The ethical decisions will also vary based on the information provided. There is not much to make decisions on, on a platform like Mintos. However, on platforms such as Estateguru and Crowdestate, there is more information available to help with the transparency. The transparency of financials can help the investor evaluate the sustainable and ethical measures of financing for the borrower.
Know the borrower or area: Where it is possible knowing the borrower or area of the project is good for the ethical evaluation. If there is a real estate developer building a residential apartment complex in an emerging part of town, it helps to grow and expand the infrastructure.
The effective APR: Whether the borrower is private or corporate the effective APR is good to know to figure out how sustainable the economic growth is for the borrower. In case of a real estate developer, it is not possible to pay a 50% APR. Real estate is a so competitive business, hence big interest rates would kill their business. The same for private individuals. Most people live paycheck to paycheck, and thus big interest rates would prohibit sufficient repayments of their debt.

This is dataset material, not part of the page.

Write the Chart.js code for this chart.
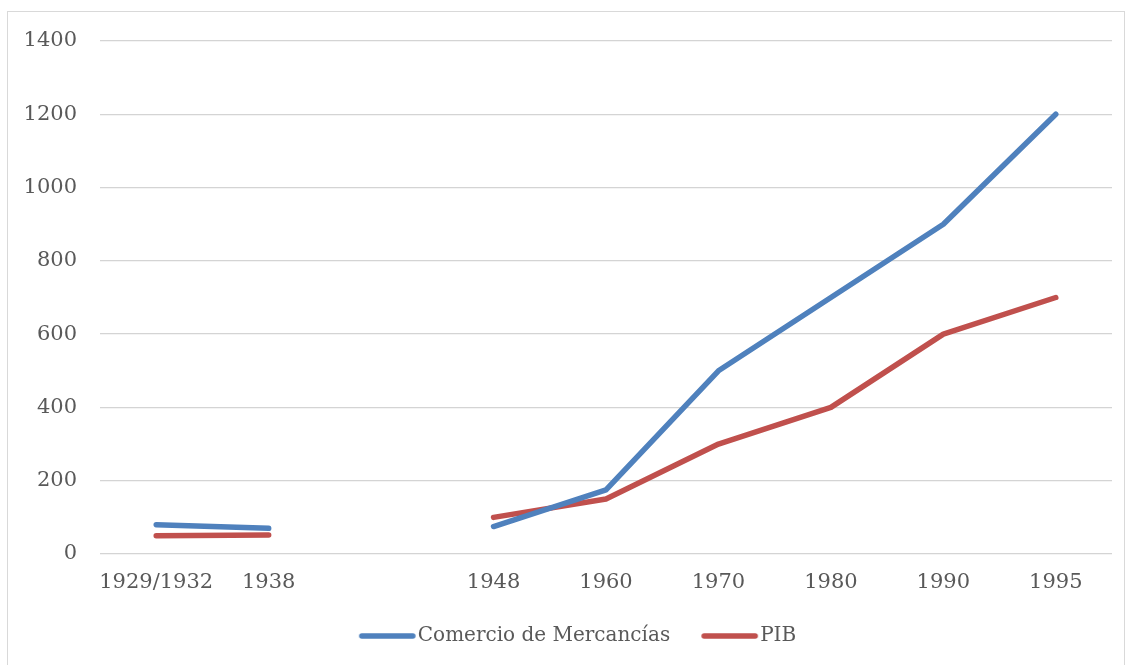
<!DOCTYPE html>
<html>
<head>
<meta charset="utf-8">
<script src="https://cdn.jsdelivr.net/npm/chart.js@4/dist/chart.umd.min.js"></script>
<style>
  html, body { margin: 0; padding: 0; background: #fff; }
  #wrap { position: relative; width: 1130px; height: 665px; }
</style>
</head>
<body>
<div id="wrap"><canvas id="chart" width="1130" height="665"></canvas></div>
<script>
const years = ['1929/1932', '1938', '', '1948', '1960', '1970', '1980', '1990', '1995'];
const comercio = [80, 70, null, 75, 175, 500, 700, 900, 1200];
const pib = [50, 52, null, 100, 150, 300, 400, 600, 700];

const FONT = 'DejaVu Serif';

// light grey frame around the chart, like the office export
const framePlugin = {
  id: 'frame',
  afterLayout(chart) {
    // legend sits a bit right of centre in the original
    chart.legend.left += 22;
    chart.legend.right += 22;
  },
  beforeDraw(chart) {
    const ctx = chart.ctx;
    ctx.save();
    ctx.strokeStyle = '#d9d9d9';
    ctx.lineWidth = 1;
    ctx.strokeRect(7.5, 11.5, 1117, 700);
    ctx.restore();
  }
};

// legend swatch: a thick line that sits close to its text
function swatch(color) {
  const c = document.createElement('canvas');
  c.width = 70; c.height = 10;
  const g = c.getContext('2d');
  g.strokeStyle = color; g.lineWidth = 5.5; g.lineCap = 'round';
  g.beginPath(); g.moveTo(13, 5); g.lineTo(64, 5); g.stroke();
  return c;
}

new Chart(document.getElementById('chart'), {
  type: 'line',
  data: {
    labels: years,
    datasets: [
      { label: 'Comercio de Mercancías', data: comercio, borderColor: '#4F81BD', backgroundColor: '#4F81BD', borderWidth: 5.5, borderCapStyle: 'round', borderJoinStyle: 'round', pointRadius: 0, spanGaps: false },
      { label: 'PIB', data: pib, borderColor: '#C0504D', backgroundColor: '#C0504D', borderWidth: 5.5, borderCapStyle: 'round', borderJoinStyle: 'round', pointRadius: 0, spanGaps: false }
    ]
  },
  options: {
    responsive: false, animation: false,
    layout: { padding: { top: 41, left: 0, right: 18, bottom: 9 } },
    plugins: {
      legend: {
        position: 'bottom',
        labels: {
          color: '#595959', font: { family: FONT, size: 20 }, usePointStyle: true, pointStyleWidth: 48, padding: 32,
          generateLabels(chart) {
            return chart.data.datasets.map((ds, i) => ({
              text: ds.label, datasetIndex: i, fontColor: '#595959',
              fillStyle: ds.borderColor, strokeStyle: ds.borderColor, lineWidth: 0,
              pointStyle: swatch(ds.borderColor), hidden: false
            }));
          }
        }
      },
      tooltip: { enabled: false }
    },
    scales: {
      x: {
        offset: true,
        afterFit(scale) { scale.height = 40; },
        grid: { display: false }, border: { display: false },
        ticks: { color: '#595959', font: { family: FONT, size: 21 }, padding: 8, maxRotation: 0, autoSkip: false }
      },
      y: {
        min: 0, max: 1400,
        afterFit(scale) { scale.width = 100; },
        grid: { color: '#d4d4d4', lineWidth: 1.3, drawTicks: false }, border: { display: false },
        ticks: { stepSize: 200, color: '#595959', font: { family: FONT, size: 21 }, padding: 23, callback: v => String(v) }
      }
    }
  },
  plugins: [framePlugin]
});
</script>
</body>
</html>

Can Investors Influence The Ethics Of The Loans?
Investors has a lot to say in the investments made on the P2P lending platforms. The 2 projects that was to fund fur companies both got terrible feedback. They were funded very slow compared to other projects. The CEO of Crowdestor is a part of the Facebook P2P Investment Fellows which is a big network of investors talking about P2P lending.
The CEO of the platform was present in the comments to give explanations on the project. The projects got funded they saw massive critique on Facebook and other social media for including the project in their portfolio. While the 2 fur loans got funded there has been no loans of this unethical status since then, which means that investor must influence the industry. It all comes down to supply and demand. If the loans provided is seen as unethical, there will be no supply to the loan, and therefore the demand/market will go away.